My father loved Tae Kwon Do. He became a 5th degree black belt, maybe even a 6th. Every single weekend he went to those karate classes, and every weekend throughout my childhood I came up with a new excuse not to join him.
Now that he is gone I wish more than anything that I had just gone with him to those fucking karate classes. But I digress.
I did manage to join him for a year here and a year there, and while I didn’t love karate, I hated boards. Hated them! Breaking boards was so much fun. And there was this one lesson on board-breaking that I still remember: don’t punch at the board, punch through it.
If you aim for the board itself your body will slow at the point of impact, just when it should be accelerating. Imagine the target a foot or two behind the board, aim for that. Aim past the board.
There’s been a lot of industry talk about platform fees and brokerage platforms squeezing independent asset managers. It is wild to see fully mature corporations with revenues north of $10 Billion actively working to deny a seat at the table to firms with revenues south of $10 Million, but that is what is happening.
Small business owners have long been unwelcome in the industry of asset management, the only thing that’s changed is the level of hubris with which the largest companies have become willing to punch down. Alas, this is the business we’ve chosen.
Asset management works best at scale, and the success of small managers puts no money into a brokerage platform’s pockets. If their clients don’t care, why should they?
And that gets to the heart of the situation.
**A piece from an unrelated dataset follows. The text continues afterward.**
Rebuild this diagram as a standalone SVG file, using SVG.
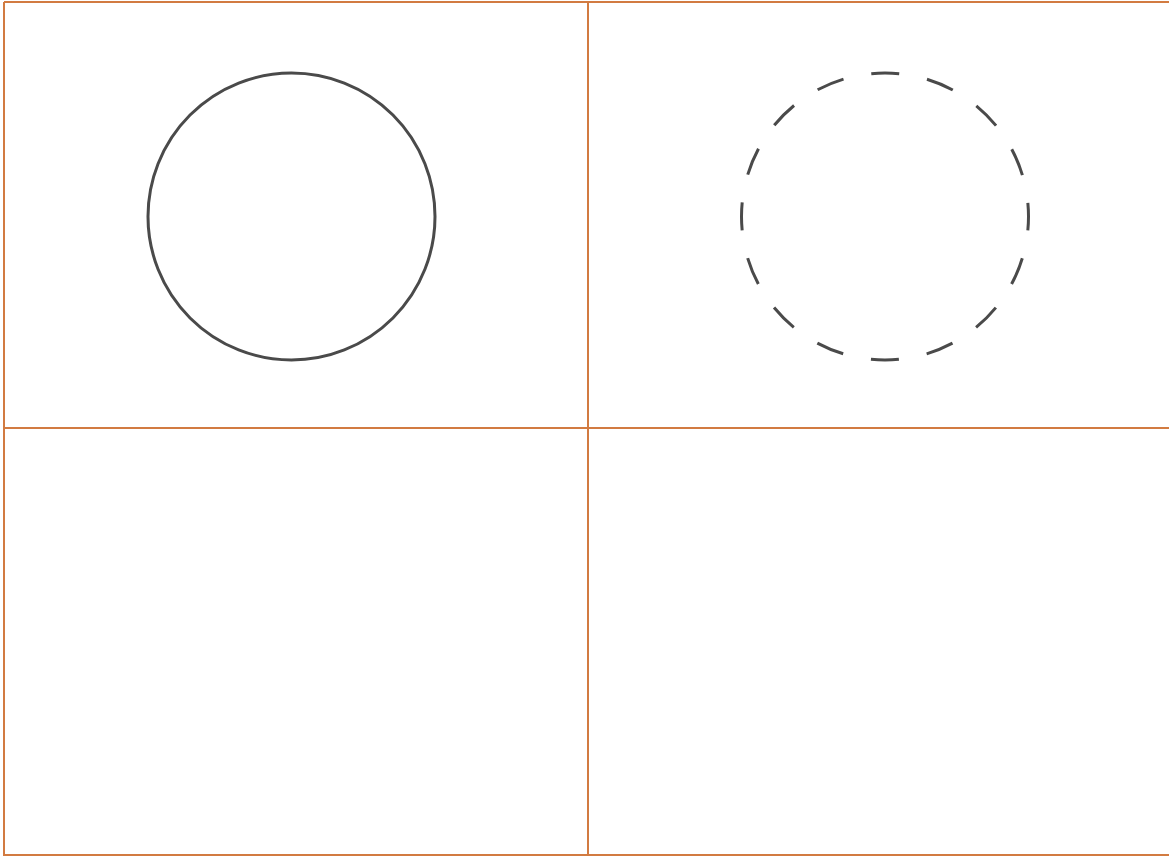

The platforms are there to serve their own clients.
Punching at the brokerage is punching at the board, not through the board.
Ben Hunt explained the situation perfectly, over five years ago:
Put more directly, I mean that you need to get closer to the end client – whoever is spending the money that drives your business ecosystem – even if that means getting farther away from developing the products or services that your business ecosystem is known for.
This is particularly true for the financial services ecosystem, which has been totally wrecked by financial asset inflation, a tide that lifts all boats and squeezes all margins regardless of skill or smarts.
If you want to have any pricing power at all, if you want platform access, if you want a seat at the table, all you need is for the end clients to demand it.
Easier said than done.
But also, worth the effort.
An asset management firm without a strong identity, without a unique ethos, and without a rallying cry, is… what exactly? A collection of spreadsheets with tickers and weights on them? If funds are being commoditized it’s not without reason.
As Marty Neumeier said, and as Doomberg explained to me on the best podcast episode I’ve ever recorded: a brand is not what you say it is. It’s what they say it is.
A brand is not what you say it is. It’s what they say it is.
What do your customers say about your brand? Would they call platforms to demand access to your funds? Do they care that much? Have you given them a reason to care?
Again, what is your rallying cry?
Every business has to make a trade off, prioritizing the short-term, or the long-term. This comes up constantly. For me at Armada, fighting with platforms for access that nobody cares about, to push retail advisors for a a few million in AUM, that is fighting for the short-term.
Mastering advanced AI/ML techniques to mine for unique sector-specific factors while building an audience with a rallying cry, an audience that will demand to work with us, to me that is fighting for the long-term.
Our ETFs will have access granted when we are ready, which is when our end-users are demanding it. That’s a lofty goal, and it’s a goal we are embracing. Until then, our focus is on building the leading protectable intellectual property and leading with technology to better understand the one little sector we’ve dedicated ourselves to, and continuing to build our institutional client base which is gaining momentum.
Those are goals worthy of our time and attention. That is a fight worth fighting.
We are aiming through the board, not at it.
Well said
Great piece Phil. How do you drive that one-to-one connection with your audience in a world where social media and engagement based marketing seem to be collapsing? Are we back to finding your thousand true fans? Is everything just video now? And you pray to the algorithm? Is it face to face one at a time?